The fracas, last year, between Governor Fayose and his Lagos State counterpart, Bola Ahmed Tinubu, following the latter’s unofficial visit to Ekiti, was common knowledge. The governor, elected on the platform of the Peoples Democratic Party, is said to be ruthless in suppressing the opposition, led by the displaced Alliance for Democracy in Ekiti. These are just some of the allegations brought to the public’s court. If the claims are correct, then, it is statesmanly of Fayose, a man with such a frightening record of tyranny, to have publicly apologized to Babalola, especially.

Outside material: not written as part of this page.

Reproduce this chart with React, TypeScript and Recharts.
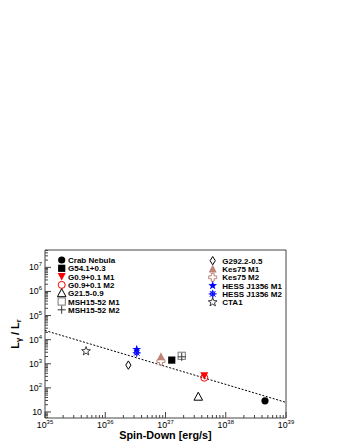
import React from 'react';
import { ScatterChart, Scatter, XAxis, YAxis, ReferenceArea, Customized } from 'recharts';

// ---- data ----
const crabNebula = [{ x: 4.48e38, y: 29 }];
const g54 = [{ x: 1.27e37, y: 1420 }];
const g09M1 = [{ x: 4.4e37, y: 316 }];
const g09M2 = [{ x: 4.4e37, y: 263 }];
const g215 = [{ x: 3.5e37, y: 43 }];
const msh1552M1 = [{ x: 1.86e37, y: 2140 }];
const msh1552M2 = [{ x: 1.86e37, y: 1940 }];
const g292 = [{ x: 2.42e36, y: 880 }];
const kes75M1 = [{ x: 8.4e36, y: 1940 }];
const kes75M2 = [{ x: 8.4e36, y: 1290 }];
const hessM1 = [{ x: 3.33e36, y: 3930 }];
const hessM2 = [{ x: 3.33e36, y: 2840 }];
const cta1 = [{ x: 4.8e35, y: 3330 }];
const fitLine = [{ x: 1e35, y: 2.4e4 }, { x: 1e39, y: 25 }];

const xMajorTicks = [1e35, 1e36, 1e37, 1e38, 1e39];
const yMajorTicks = [1e1, 1e2, 1e3, 1e4, 1e5, 1e6, 1e7];
const minorMultipliers = [2, 3, 4, 5, 6, 7, 8, 9];
const xDomain = [1e35, 1e39];
const yDomain = [5.62, 5.25e7];

const FONT = '"Liberation Sans", Arial, Helvetica, sans-serif';
const ROSE = '#bd8477';
const AXIS = '#444';

type Kind =
  | 'fcircle' | 'fsquare' | 'ftriDown' | 'ocircle' | 'otriUp' | 'osquare' | 'plus'
  | 'odiamond' | 'ftriUp' | 'ocross' | 'fstar' | 'asterisk' | 'ostar';

const series: { name: string; data: { x: number; y: number }[]; kind: Kind; color: string; col: number }[] = [
  { name: 'Crab Nebula', data: crabNebula, kind: 'fcircle', color: '#000', col: 0 },
  { name: 'G54.1+0.3', data: g54, kind: 'fsquare', color: '#000', col: 0 },
  { name: 'G0.9+0.1 M1', data: g09M1, kind: 'ftriDown', color: '#ff0000', col: 0 },
  { name: 'G0.9+0.1 M2', data: g09M2, kind: 'ocircle', color: '#ff0000', col: 0 },
  { name: 'G21.5-0.9', data: g215, kind: 'otriUp', color: '#000', col: 0 },
  { name: 'MSH15-52 M1', data: msh1552M1, kind: 'osquare', color: '#777', col: 0 },
  { name: 'MSH15-52 M2', data: msh1552M2, kind: 'plus', color: '#333', col: 0 },
  { name: 'G292.2-0.5', data: g292, kind: 'odiamond', color: '#000', col: 1 },
  { name: 'Kes75 M1', data: kes75M1, kind: 'ftriUp', color: ROSE, col: 1 },
  { name: 'Kes75 M2', data: kes75M2, kind: 'ocross', color: ROSE, col: 1 },
  { name: 'HESS J1356 M1', data: hessM1, kind: 'fstar', color: '#0000ff', col: 1 },
  { name: 'HESS J1356 M2', data: hessM2, kind: 'asterisk', color: '#0000ff', col: 1 },
  { name: 'CTA1', data: cta1, kind: 'ostar', color: '#222', col: 1 },
];

function starPoints(cx: number, cy: number, ro: number, ri: number) {
  const pts: string[] = [];
  for (let i = 0; i < 10; i++) {
    const r = i % 2 === 0 ? ro : ri;
    const a = -Math.PI / 2 + (i * Math.PI) / 5;
    pts.push(`${cx + r * Math.cos(a)},${cy + r * Math.sin(a)}`);
  }
  return pts.join(' ');
}

function Marker({ kind, cx, cy, color, s = 1 }: { kind: Kind; cx: number; cy: number; color: string; s?: number }) {
  switch (kind) {
    case 'fcircle':
      return <circle cx={cx} cy={cy} r={3.6 * s} fill={color} />;
    case 'fsquare':
      return <rect x={cx - 3.6 * s} y={cy - 3.6 * s} width={7.2 * s} height={7.2 * s} fill={color} />;
    case 'ftriDown':
      return <polygon points={`${cx - 4 * s},${cy - 3.5 * s} ${cx + 4 * s},${cy - 3.5 * s} ${cx},${cy + 4 * s}`} fill={color} />;
    case 'ocircle':
      return <circle cx={cx} cy={cy} r={3.5 * s} fill="none" stroke={color} strokeWidth={1} />;
    case 'otriUp':
      return <polygon points={`${cx},${cy - 4.5 * s} ${cx - 4.3 * s},${cy + 3.5 * s} ${cx + 4.3 * s},${cy + 3.5 * s}`} fill="none" stroke={color} strokeWidth={1} />;
    case 'osquare':
      return <rect x={cx - 3.6 * s} y={cy - 3.6 * s} width={7.2 * s} height={7.2 * s} fill="none" stroke={color} strokeWidth={1} />;
    case 'plus':
      return (
        <g stroke={color} strokeWidth={1}>
          <line x1={cx - 4 * s} x2={cx + 4 * s} y1={cy} y2={cy} />
          <line x1={cx} x2={cx} y1={cy - 4 * s} y2={cy + 4 * s} />
        </g>
      );
    case 'odiamond':
      return <polygon points={`${cx},${cy - 4.2 * s} ${cx + 2.6 * s},${cy} ${cx},${cy + 4.2 * s} ${cx - 2.6 * s},${cy}`} fill="none" stroke={color} strokeWidth={1} />;
    case 'ftriUp':
      return <polygon points={`${cx},${cy - 4.5 * s} ${cx - 4 * s},${cy + 3.5 * s} ${cx + 4 * s},${cy + 3.5 * s}`} fill={color} />;
    case 'ocross': {
      const a = 4 * s, b = 1.4 * s;
      const p = [
        [-b, -a], [b, -a], [b, -b], [a, -b], [a, b], [b, b], [b, a], [-b, a], [-b, b], [-a, b], [-a, -b], [-b, -b],
      ].map(([dx, dy]) => `${cx + dx},${cy + dy}`).join(' ');
      return <polygon points={p} fill="none" stroke={color} strokeWidth={1} />;
    }
    case 'fstar':
      return <polygon points={starPoints(cx, cy, 4.6 * s, 1.9 * s)} fill={color} />;
    case 'asterisk': {
      const r = 4 * s, d = r * 0.7071;
      return (
        <g stroke={color} strokeWidth={1}>
          <line x1={cx - r} x2={cx + r} y1={cy} y2={cy} />
          <line x1={cx} x2={cx} y1={cy - r} y2={cy + r} />
          <line x1={cx - d} x2={cx + d} y1={cy - d} y2={cy + d} />
          <line x1={cx - d} x2={cx + d} y1={cy + d} y2={cy - d} />
          <circle cx={cx} cy={cy} r={2.2 * s} fill="none" />
        </g>
      );
    }
    case 'ostar':
      return <polygon points={starPoints(cx, cy, 4.6 * s, 1.9 * s)} fill="none" stroke={color} strokeWidth={0.9} />;
  }
  return null;
}

function isMajor(v: number) {
  const l = Math.log10(v);
  return Math.abs(l - Math.round(l)) < 1e-6;
}

function buildTicks(majors: number[], lo: number, hi: number) {
  const out: number[] = [];
  const startExp = Math.floor(Math.log10(lo));
  const endExp = Math.floor(Math.log10(hi));
  for (let e = startExp; e <= endExp; e++) {
    const base = Math.pow(10, e);
    if (majors.some((m) => Math.abs(m - base) / base < 1e-9) && base >= lo && base <= hi) out.push(base);
    for (const m of minorMultipliers) {
      const v = m * base;
      if (v >= lo && v <= hi) out.push(v);
    }
  }
  return out;
}

const xTicks = buildTicks(xMajorTicks, xDomain[0], xDomain[1]);
const yTicks = buildTicks(yMajorTicks, yDomain[0], yDomain[1]);

const XTick = (props: any) => {
  const { x, y, payload } = props;
  const v = payload.value;
  const major = isMajor(v);
  const e = Math.round(Math.log10(v));
  return (
    <g>
      <line x1={x} x2={x} y1={y} y2={y - (major ? 6 : 3)} stroke={AXIS} strokeWidth={1} />
      {major && (
        <text x={x} y={y + 9.5} textAnchor="middle" fontSize={8.8} fontFamily={FONT} fill="#000">
          <tspan>10</tspan>
          <tspan dy={-4} fontSize={5.9}>{e}</tspan>
        </text>
      )}
    </g>
  );
};

const YTick = (props: any) => {
  const { x, y, payload } = props;
  const v = payload.value;
  const major = isMajor(v);
  const e = Math.round(Math.log10(v));
  return (
    <g>
      <line x1={x} x2={x + (major ? 6 : 3)} y1={y} y2={y} stroke={AXIS} strokeWidth={1} />
      {major && (
        <text x={x - 3} y={y + 3} textAnchor="end" fontSize={8.8} fontFamily={FONT} fill="#000">
          <tspan>10</tspan>
          {e !== 1 && <tspan dy={-4} fontSize={5.9}>{e}</tspan>}
        </text>
      )}
    </g>
  );
};

const LegendBlock = () => {
  const rows0 = series.filter((s) => s.col === 0);
  const rows1 = series.filter((s) => s.col === 1);
  const rowH = 8.3;
  return (
    <g>
      {rows0.map((s, i) => (
        <g key={s.name}>
          <Marker kind={s.kind} cx={61.7} cy={260 + i * rowH} color={s.color} />
          <text x={68} y={260 + i * rowH + 3} fontSize={8} fontWeight="bold" fontFamily={FONT} fill="#000">
            {s.name}
          </text>
        </g>
      ))}
      {rows1.map((s, i) => (
        <g key={s.name}>
          <Marker kind={s.kind} cx={212.7} cy={260.7 + i * rowH} color={s.color} />
          <text x={222.3} y={260.7 + i * rowH + 3} fontSize={8} fontWeight="bold" fontFamily={FONT} fill="#000">
            {s.name}
          </text>
        </g>
      ))}
    </g>
  );
};

const XTitle = (props: any) => {
  const vb = props.viewBox || { x: 45, y: 418, width: 241, height: 26 };
  return (
    <text x={vb.x + vb.width / 2} y={vb.y + 21} textAnchor="middle" fontSize={10.8} fontWeight="bold" fontFamily={FONT} fill="#000">
      Spin-Down [erg/s]
    </text>
  );
};

const YTitle = (props: any) => {
  const vb = props.viewBox || { x: 0, y: 250, width: 45, height: 168 };
  const cx = 18.5;
  const cy = vb.y + vb.height / 2;
  return (
    <text x={cx} y={cy} transform={`rotate(-90, ${cx}, ${cy})`} textAnchor="middle" fontSize={10.8} fontWeight="bold" fontFamily={FONT} fill="#000">
      <tspan>L</tspan>
      <tspan dy={2.5} fontSize={7.5}>γ</tspan>
      <tspan dy={-2.5}> / L</tspan>
      <tspan dy={2.5} fontSize={7.5}>r</tspan>
    </text>
  );
};

export default function App() {
  return (
    <div style={{ position: 'absolute', left: 0, top: 0, width: 343, height: 444, background: '#fff' }}>
      <ScatterChart width={343} height={444} margin={{ top: 250, right: 57, bottom: 0, left: 0 }}>
        <XAxis
          type="number"
          dataKey="x"
          scale="log"
          domain={xDomain}
          allowDataOverflow
          ticks={xTicks}
          interval={0}
          tick={<XTick />}
          tickLine={false}
          tickSize={0}
          tickMargin={0}
          axisLine={false}
          height={26}
          label={<XTitle />}
        />
        <YAxis
          type="number"
          dataKey="y"
          scale="log"
          domain={yDomain}
          allowDataOverflow
          ticks={yTicks}
          interval={0}
          tick={<YTick />}
          tickLine={false}
          tickSize={0}
          tickMargin={0}
          axisLine={false}
          width={45}
          label={<YTitle />}
        />
        <ReferenceArea x1={xDomain[0]} x2={xDomain[1]} y1={yDomain[0]} y2={yDomain[1]} fill="none" fillOpacity={0} stroke={AXIS} strokeWidth={1} ifOverflow="visible" />
        <Scatter
          data={fitLine}
          isAnimationActive={false}
          line={{ stroke: '#000', strokeWidth: 1, strokeDasharray: '2 1.6' }}
          shape={() => <g />}
        />
        {series.map((s) => (
          <Scatter
            key={s.name}
            name={s.name}
            data={s.data}
            isAnimationActive={false}
            shape={(p: any) => <Marker kind={s.kind} cx={p.cx} cy={p.cy} color={s.color} />}
          />
        ))}
        <Customized component={LegendBlock} />
      </ScatterChart>
    </div>
  );
}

Except that President Obasanjo might have extracted the apology from the governor to buttress his commitment to his lawyer and friend. In fact, unrefuted reports claimed that Obasanjo recalled Fayose from Germany to respond to the issues raised by Babalola. The apology seems the magic of being close to Mr. President. A sitting governor, Chris Ngige of Anambra State, who was abducted from office and reinstated without any security apparatus, and who is now being hounded like a criminal by both officialdom and the PDP, is yet to attract such presidential attention.
Some claim, however, that Fayose is not the power drunk many believe he is. Many in and out of government say the man means well for the state. Fayose himself says he is not desperate for a second term, that he wants his achievements in office to “drive away” his opponents, whatever that means.
Ekiti State is not a traditional PDP stronghold. It is one of the South West states “captured” by the PDP. And everyone knows how. Chances of losing it to its traditional occupants are also 50–50, if elections were to be free and fair. Fayose the politician cannot gloss over these realities, even when there are yet no indications that the 2007 polls would be better than what obtained in Ogun State, where the 2003 presidential poll result was voided by the Appeal Court; or in Anambra, where Chief Chris Uba confessed how he rigged Ngige to power.
Yet, retaining Ekiti by the PDP cannot be sustained in the long run by violence against perceived opponents. Despite the unflattering polls that brought him to power, Fayose’s dedication and service can endear him to the people, certainly not violence against them.